Le fait que le même juge des enfants puisse suivre le mineur dans la durée, dans le cadre d’une procédure pénale ou d’assistance éducative, a jusqu’ici été considéré comme l’un des piliers de la spécificité de la justice des moins de 18 ans. « Les dérogations au droit des majeurs ont toujours été justifiées par le principe d’une justice éducative, protectionnelle, qui se voit remise en cause. Il est terrible de voir que le coup de grâce vient de l’instance sur laquelle on pensait pouvoir compter pour éviter les risques de dérive », se désespère Catherine Sultan, présidente de l’Association française des magistrats de la jeunesse et de la famille (AFMJF).

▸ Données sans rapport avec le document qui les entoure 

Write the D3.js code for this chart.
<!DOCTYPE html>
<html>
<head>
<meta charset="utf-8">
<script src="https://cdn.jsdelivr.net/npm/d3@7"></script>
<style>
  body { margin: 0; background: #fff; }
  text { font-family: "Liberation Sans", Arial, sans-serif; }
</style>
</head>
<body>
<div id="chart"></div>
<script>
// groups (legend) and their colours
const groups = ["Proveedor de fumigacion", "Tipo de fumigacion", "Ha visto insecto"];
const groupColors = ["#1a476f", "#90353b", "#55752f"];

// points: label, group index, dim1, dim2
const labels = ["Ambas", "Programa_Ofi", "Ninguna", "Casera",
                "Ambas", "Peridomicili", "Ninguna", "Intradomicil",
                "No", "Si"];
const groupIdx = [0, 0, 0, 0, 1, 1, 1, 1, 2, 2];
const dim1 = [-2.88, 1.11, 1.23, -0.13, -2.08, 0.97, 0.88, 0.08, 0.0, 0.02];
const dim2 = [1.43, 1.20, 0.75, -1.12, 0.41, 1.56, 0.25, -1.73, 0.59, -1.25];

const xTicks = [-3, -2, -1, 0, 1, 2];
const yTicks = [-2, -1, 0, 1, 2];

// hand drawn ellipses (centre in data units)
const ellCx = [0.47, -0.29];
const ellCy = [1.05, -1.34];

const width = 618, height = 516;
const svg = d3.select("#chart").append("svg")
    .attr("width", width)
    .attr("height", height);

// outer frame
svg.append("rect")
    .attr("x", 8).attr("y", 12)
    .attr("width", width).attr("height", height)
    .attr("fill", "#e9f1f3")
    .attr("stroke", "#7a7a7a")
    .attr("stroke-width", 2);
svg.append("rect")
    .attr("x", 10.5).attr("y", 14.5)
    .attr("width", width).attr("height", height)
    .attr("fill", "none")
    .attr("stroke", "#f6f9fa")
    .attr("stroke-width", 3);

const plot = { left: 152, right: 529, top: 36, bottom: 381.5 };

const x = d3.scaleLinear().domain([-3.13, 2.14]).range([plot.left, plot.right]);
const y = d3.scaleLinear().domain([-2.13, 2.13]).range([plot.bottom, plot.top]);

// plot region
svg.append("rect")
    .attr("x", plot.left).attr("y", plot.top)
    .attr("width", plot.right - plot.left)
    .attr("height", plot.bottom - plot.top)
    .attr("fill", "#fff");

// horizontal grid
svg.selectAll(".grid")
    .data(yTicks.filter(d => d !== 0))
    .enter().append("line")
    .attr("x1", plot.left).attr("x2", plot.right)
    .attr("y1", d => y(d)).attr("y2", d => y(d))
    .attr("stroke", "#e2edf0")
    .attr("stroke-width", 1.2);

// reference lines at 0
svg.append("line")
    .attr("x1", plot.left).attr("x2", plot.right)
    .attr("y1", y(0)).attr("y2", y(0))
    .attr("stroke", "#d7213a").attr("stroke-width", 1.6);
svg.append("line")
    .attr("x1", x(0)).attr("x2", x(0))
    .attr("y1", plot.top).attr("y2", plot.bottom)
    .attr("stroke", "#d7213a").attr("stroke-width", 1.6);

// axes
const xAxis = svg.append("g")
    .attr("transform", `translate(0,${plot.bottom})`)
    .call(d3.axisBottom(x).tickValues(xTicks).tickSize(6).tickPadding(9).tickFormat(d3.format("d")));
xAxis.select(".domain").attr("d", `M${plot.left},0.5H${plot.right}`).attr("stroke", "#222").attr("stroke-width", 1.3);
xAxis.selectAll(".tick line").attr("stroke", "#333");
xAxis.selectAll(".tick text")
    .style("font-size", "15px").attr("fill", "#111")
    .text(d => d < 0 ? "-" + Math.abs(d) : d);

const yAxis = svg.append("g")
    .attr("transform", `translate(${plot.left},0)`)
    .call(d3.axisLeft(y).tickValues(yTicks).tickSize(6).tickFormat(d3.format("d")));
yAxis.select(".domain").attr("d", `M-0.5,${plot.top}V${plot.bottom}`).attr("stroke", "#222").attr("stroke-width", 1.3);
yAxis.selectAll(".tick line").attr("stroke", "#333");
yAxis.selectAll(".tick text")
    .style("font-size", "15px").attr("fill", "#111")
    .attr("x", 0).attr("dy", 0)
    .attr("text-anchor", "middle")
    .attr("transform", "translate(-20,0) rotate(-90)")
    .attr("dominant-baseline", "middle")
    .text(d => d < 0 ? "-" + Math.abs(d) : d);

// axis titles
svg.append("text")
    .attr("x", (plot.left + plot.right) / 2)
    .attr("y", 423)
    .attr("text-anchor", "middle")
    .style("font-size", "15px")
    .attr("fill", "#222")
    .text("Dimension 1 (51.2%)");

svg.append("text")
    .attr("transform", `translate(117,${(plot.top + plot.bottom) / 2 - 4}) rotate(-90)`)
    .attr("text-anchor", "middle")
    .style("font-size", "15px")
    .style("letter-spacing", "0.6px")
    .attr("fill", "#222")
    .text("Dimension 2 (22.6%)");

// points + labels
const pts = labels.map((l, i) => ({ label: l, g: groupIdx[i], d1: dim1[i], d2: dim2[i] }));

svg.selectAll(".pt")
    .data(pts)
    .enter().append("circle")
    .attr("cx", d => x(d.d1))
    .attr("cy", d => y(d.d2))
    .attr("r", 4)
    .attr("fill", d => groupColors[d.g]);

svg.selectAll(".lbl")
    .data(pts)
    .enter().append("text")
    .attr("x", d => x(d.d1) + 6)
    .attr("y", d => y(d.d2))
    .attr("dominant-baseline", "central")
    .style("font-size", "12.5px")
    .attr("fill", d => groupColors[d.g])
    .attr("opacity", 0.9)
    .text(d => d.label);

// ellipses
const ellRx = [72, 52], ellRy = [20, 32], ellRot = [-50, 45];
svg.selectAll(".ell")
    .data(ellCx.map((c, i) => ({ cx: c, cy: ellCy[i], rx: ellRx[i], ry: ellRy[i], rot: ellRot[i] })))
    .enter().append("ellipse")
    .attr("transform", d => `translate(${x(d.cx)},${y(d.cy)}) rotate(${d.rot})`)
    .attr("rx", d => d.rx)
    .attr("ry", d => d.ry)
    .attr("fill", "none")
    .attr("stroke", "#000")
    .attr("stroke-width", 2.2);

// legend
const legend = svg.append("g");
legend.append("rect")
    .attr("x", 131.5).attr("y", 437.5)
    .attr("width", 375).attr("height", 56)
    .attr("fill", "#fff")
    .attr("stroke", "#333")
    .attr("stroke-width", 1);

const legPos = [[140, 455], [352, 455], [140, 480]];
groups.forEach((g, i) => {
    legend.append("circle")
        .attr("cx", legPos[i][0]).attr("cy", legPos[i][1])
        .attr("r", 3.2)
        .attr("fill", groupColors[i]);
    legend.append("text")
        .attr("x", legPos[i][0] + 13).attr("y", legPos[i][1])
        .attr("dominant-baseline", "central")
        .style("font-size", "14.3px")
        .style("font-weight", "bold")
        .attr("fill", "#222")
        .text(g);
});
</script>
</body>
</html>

La censure, en mars dernier, par le Conseil constitutionnel de plusieurs dispositions de la loi d’orientation et de programmation pour la performance de la sécurité intérieure, au motif qu’elles portaient atteinte à la spécialisation de la justice des mineurs, avait en effet été considérée par les professionnels comme un précieux garde-fou. « Plusieurs options sont désormais à craindre, poursuit Catherine Sultan. La plus catastrophique serait d’instaurer une juridiction différente, comme le prévoit déjà la loi sur la participation des citoyens au fonctionnement de la justice pénale et sur le jugement des mineurs, avec l’instauration d’un tribunal correctionnel pour les plus de 16 ans. Quoi qu’il en soit, nous sommes pessimistes : il s’agit d’un choix de système et nous ne pouvons nous contenter de cette décision. L’AFMJF compte présenter des propositions pour que l’on puisse continuer à juger des mineurs comme des mineurs. » Les procédures de jugement rapide introduites au fil des dernières lois, ajoute la magistrate, ont déjà pu préfigurer « l’application d’une autre justice, qui transforme le lien entre le jeune et son juge ».

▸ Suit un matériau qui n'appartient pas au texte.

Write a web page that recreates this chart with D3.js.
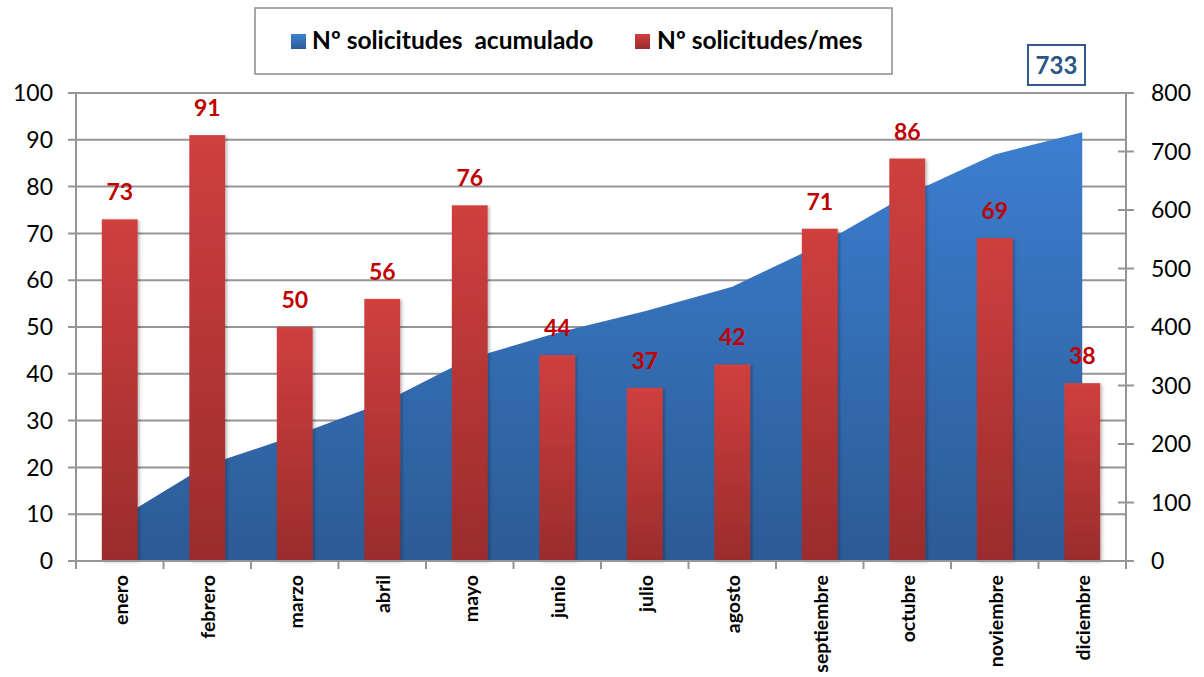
<!DOCTYPE html>
<html>
<head>
<meta charset="utf-8">
<script src="https://cdn.jsdelivr.net/npm/d3@7/dist/d3.min.js"></script>
<style>
  html, body { margin: 0; padding: 0; background: #fff; }
  svg { display: block; font-family: Lato, "Open Sans", sans-serif; }
</style>
</head>
<body>
<svg id="chart" width="1204" height="677"></svg>
<script>
// Monthly requests and running total
const months = ["enero", "febrero", "marzo", "abril", "mayo", "junio",
  "julio", "agosto", "septiembre", "octubre", "noviembre", "diciembre"];
const monthly = [73, 91, 50, 56, 76, 44, 37, 42, 71, 86, 69, 38];
const cumulative = [73, 164, 214, 270, 346, 390, 427, 469, 540, 626, 695, 733];
const leftTicks = [0, 10, 20, 30, 40, 50, 60, 70, 80, 90, 100];
const rightTicks = [0, 100, 200, 300, 400, 500, 600, 700, 800];
const seriesNames = ["Nº solicitudes  acumulado", "Nº solicitudes/mes"];
const totalLabel = "733";

const plot = { left: 76, right: 1126, top: 93, bottom: 561 };
const gridColor = "#959595";

const svg = d3.select("#chart");
const defs = svg.append("defs");

const areaGrad = defs.append("linearGradient")
  .attr("id", "areaGrad").attr("x1", 0).attr("x2", 0)
  .attr("gradientUnits", "userSpaceOnUse")
  .attr("y1", plot.top).attr("y2", plot.bottom);
areaGrad.append("stop").attr("offset", "0%").attr("stop-color", "#3d82d6");
areaGrad.append("stop").attr("offset", "100%").attr("stop-color", "#2c5b95");

const barGrad = defs.append("linearGradient")
  .attr("id", "barGrad").attr("x1", 0).attr("y1", 0).attr("x2", 0).attr("y2", 1);
barGrad.append("stop").attr("offset", "0%").attr("stop-color", "#d03f3e");
barGrad.append("stop").attr("offset", "100%").attr("stop-color", "#9a2c2d");

const legendBlue = defs.append("linearGradient")
  .attr("id", "legBlue").attr("x1", 0).attr("y1", 0).attr("x2", 0).attr("y2", 1);
legendBlue.append("stop").attr("offset", "0%").attr("stop-color", "#3d82d6");
legendBlue.append("stop").attr("offset", "100%").attr("stop-color", "#2c5b95");

const shadow = defs.append("filter").attr("id", "barShadow")
  .attr("x", "-20%").attr("y", "-5%").attr("width", "150%").attr("height", "115%");
shadow.append("feDropShadow").attr("dx", 2).attr("dy", 1).attr("stdDeviation", 1.5)
  .attr("flood-color", "#000").attr("flood-opacity", 0.25);

// Scales
const x = d3.scaleBand().domain(months).range([plot.left, plot.right]).padding(0);
const yLeft = d3.scaleLinear().domain([0, 100]).range([plot.bottom, plot.top]);
const yRight = d3.scaleLinear().domain([0, 800]).range([plot.bottom, plot.top]);
const barW = x.bandwidth() * 0.41;
const cx = m => x(m) + x.bandwidth() / 2;

// Horizontal gridlines
svg.append("g").selectAll("line").data(leftTicks).join("line")
  .attr("x1", plot.left - 8).attr("x2", plot.right)
  .attr("y1", d => yLeft(d)).attr("y2", d => yLeft(d))
  .attr("stroke", gridColor).attr("stroke-width", 2);

// Cumulative area (right axis)
const area = d3.area()
  .x((d, i) => cx(months[i]))
  .y0(plot.bottom)
  .y1(d => yRight(d));
svg.append("path").datum(cumulative)
  .attr("d", area)
  .attr("fill", "url(#areaGrad)");

// Monthly bars (left axis)
svg.append("g").selectAll("rect").data(monthly).join("rect")
  .attr("x", (d, i) => cx(months[i]) - barW / 2)
  .attr("width", barW)
  .attr("y", d => yLeft(d))
  .attr("height", d => plot.bottom - yLeft(d))
  .attr("fill", "url(#barGrad)")
  .attr("filter", "url(#barShadow)");

// Value labels
svg.append("g").selectAll("text").data(monthly).join("text")
  .attr("x", (d, i) => cx(months[i]))
  .attr("y", d => yLeft(d) - 19)
  .attr("text-anchor", "middle")
  .attr("font-size", 23).attr("font-weight", "bold")
  .attr("fill", "#c00000")
  .text(d => d);

// Left axis
const leftAxis = svg.append("g");
leftAxis.append("line")
  .attr("x1", plot.left).attr("x2", plot.left)
  .attr("y1", plot.top).attr("y2", plot.bottom + 8)
  .attr("stroke", gridColor).attr("stroke-width", 2);
leftAxis.selectAll("text").data(leftTicks).join("text")
  .attr("x", 53).attr("y", d => yLeft(d))
  .attr("dy", "0.36em")
  .attr("text-anchor", "end")
  .attr("font-size", 23).attr("fill", "#000")
  .text(d => d);

// Right axis
const rightAxis = svg.append("g");
rightAxis.append("line")
  .attr("x1", plot.right).attr("x2", plot.right)
  .attr("y1", plot.top).attr("y2", plot.bottom + 8)
  .attr("stroke", gridColor).attr("stroke-width", 2);
rightAxis.selectAll("line.tick").data(rightTicks).join("line")
  .attr("class", "tick")
  .attr("x1", plot.right - 8).attr("x2", plot.right + 8)
  .attr("y1", d => yRight(d)).attr("y2", d => yRight(d))
  .attr("stroke", gridColor).attr("stroke-width", 2);
rightAxis.selectAll("text").data(rightTicks).join("text")
  .attr("x", 1151).attr("y", d => yRight(d))
  .attr("dy", "0.36em")
  .attr("text-anchor", "start")
  .attr("font-size", 23).attr("fill", "#000")
  .text(d => d);

// Category axis
const bottomAxis = svg.append("g");
bottomAxis.append("line")
  .attr("x1", plot.left - 8).attr("x2", plot.right + 8)
  .attr("y1", plot.bottom).attr("y2", plot.bottom)
  .attr("stroke", gridColor).attr("stroke-width", 2);
bottomAxis.selectAll("line.tick").data(months.slice(1)).join("line")
  .attr("class", "tick")
  .attr("x1", d => x(d)).attr("x2", d => x(d))
  .attr("y1", plot.bottom).attr("y2", plot.bottom + 8)
  .attr("stroke", gridColor).attr("stroke-width", 2);
bottomAxis.selectAll("text").data(months).join("text")
  .attr("transform", d => `translate(${cx(d) + 1},575) rotate(-90)`)
  .attr("dy", "0.35em")
  .attr("text-anchor", "end")
  .attr("font-size", 19.5).attr("font-weight", "bold")
  .attr("fill", "#000")
  .text(d => d);

// Legend
const legend = svg.append("g");
legend.append("rect")
  .attr("x", 255).attr("y", 8).attr("width", 637).attr("height", 66)
  .attr("fill", "#fff").attr("stroke", "#8c8c8c").attr("stroke-width", 1.5);
const legendItems = [
  { name: seriesNames[0], fill: "url(#legBlue)", sx: 291, tx: 312 },
  { name: seriesNames[1], fill: "url(#barGrad)", sx: 635, tx: 657 }
];
legend.selectAll("rect.key").data(legendItems).join("rect")
  .attr("class", "key")
  .attr("x", d => d.sx).attr("y", 34).attr("width", 15).attr("height", 15)
  .attr("fill", d => d.fill);
legend.selectAll("text").data(legendItems).join("text")
  .attr("x", d => d.tx).attr("y", 49)
  .attr("font-size", 24.5).attr("font-weight", "bold")
  .attr("fill", "#000")
  .style("white-space", "pre")
  .text(d => d.name);

// Running total callout
const callout = svg.append("g");
callout.append("rect")
  .attr("x", 1028).attr("y", 45).attr("width", 57).attr("height", 40)
  .attr("fill", "#fff").attr("stroke", "#2e5b8c").attr("stroke-width", 2);
callout.append("text")
  .attr("x", 1056.5).attr("y", 65).attr("dy", "0.36em")
  .attr("text-anchor", "middle")
  .attr("font-size", 24).attr("font-weight", "bold")
  .attr("fill", "#2a5585")
  .text(totalLabel);
</script>
</body>
</html>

Ce lien « permet de faire ce “sur-mesure” de nature à mieux tendre, au-delà de l’acte posé, à une individualisation de la réponse pénale », défend également Jean-Pierre Rosenczveig, président de DEI (Défense des enfants International)-France et du ­tribunal pour enfants de Bobigny (1), non sans s’interroger sur la « mouche politique [qui a] piqué le Conseil constitutionnel ». Ce « continuum » pose clairement, et ce n’est pas nouveau, la question de la neutralité du magistrat spécialisé, mais à laquelle d’autres instances ont déjà répondu. « La Cour de cassation, saisie de soupçon de partialité qui taraudait – à juste titre – de purs esprits juridiques, s’était prononcée en 1993 sur cette question, explique-t-il. Elle avait trouvé conforme à la Convention européenne des droits de l’Homme cette disposition dérogatoire au droit commun procédural. »

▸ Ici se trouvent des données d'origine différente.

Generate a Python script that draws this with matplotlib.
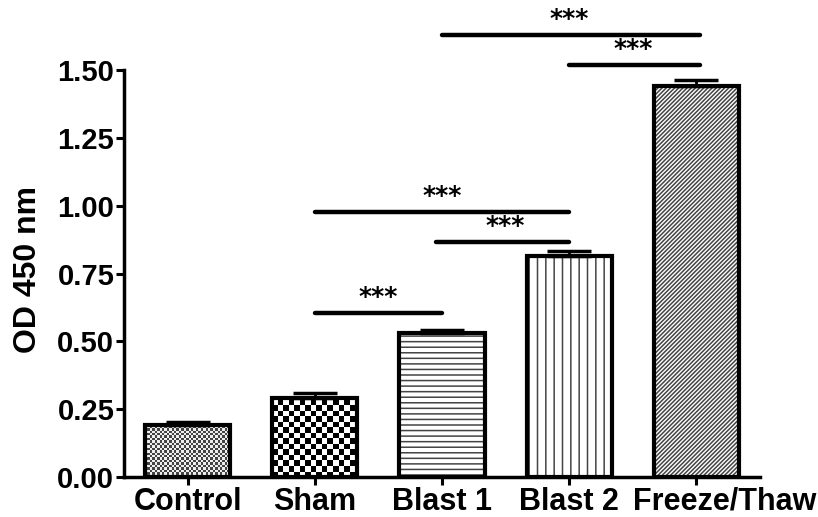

La Cour européenne des droits de l’Homme a suivi le même raisonnement dans une décision du 2 mars 2010. Mais le Conseil constitutionnel, contre toute attente, « contribue à casser la dynamique éducative tellement difficile à mettre en place ». S’il valide la création des tribunaux correctionnels pour les plus de 16 ans, « on pourra dire qu’effectivement une page de l’histoire de France de la justice aura été tournée », s’inquiète Jean-Pierre Rosenczveig.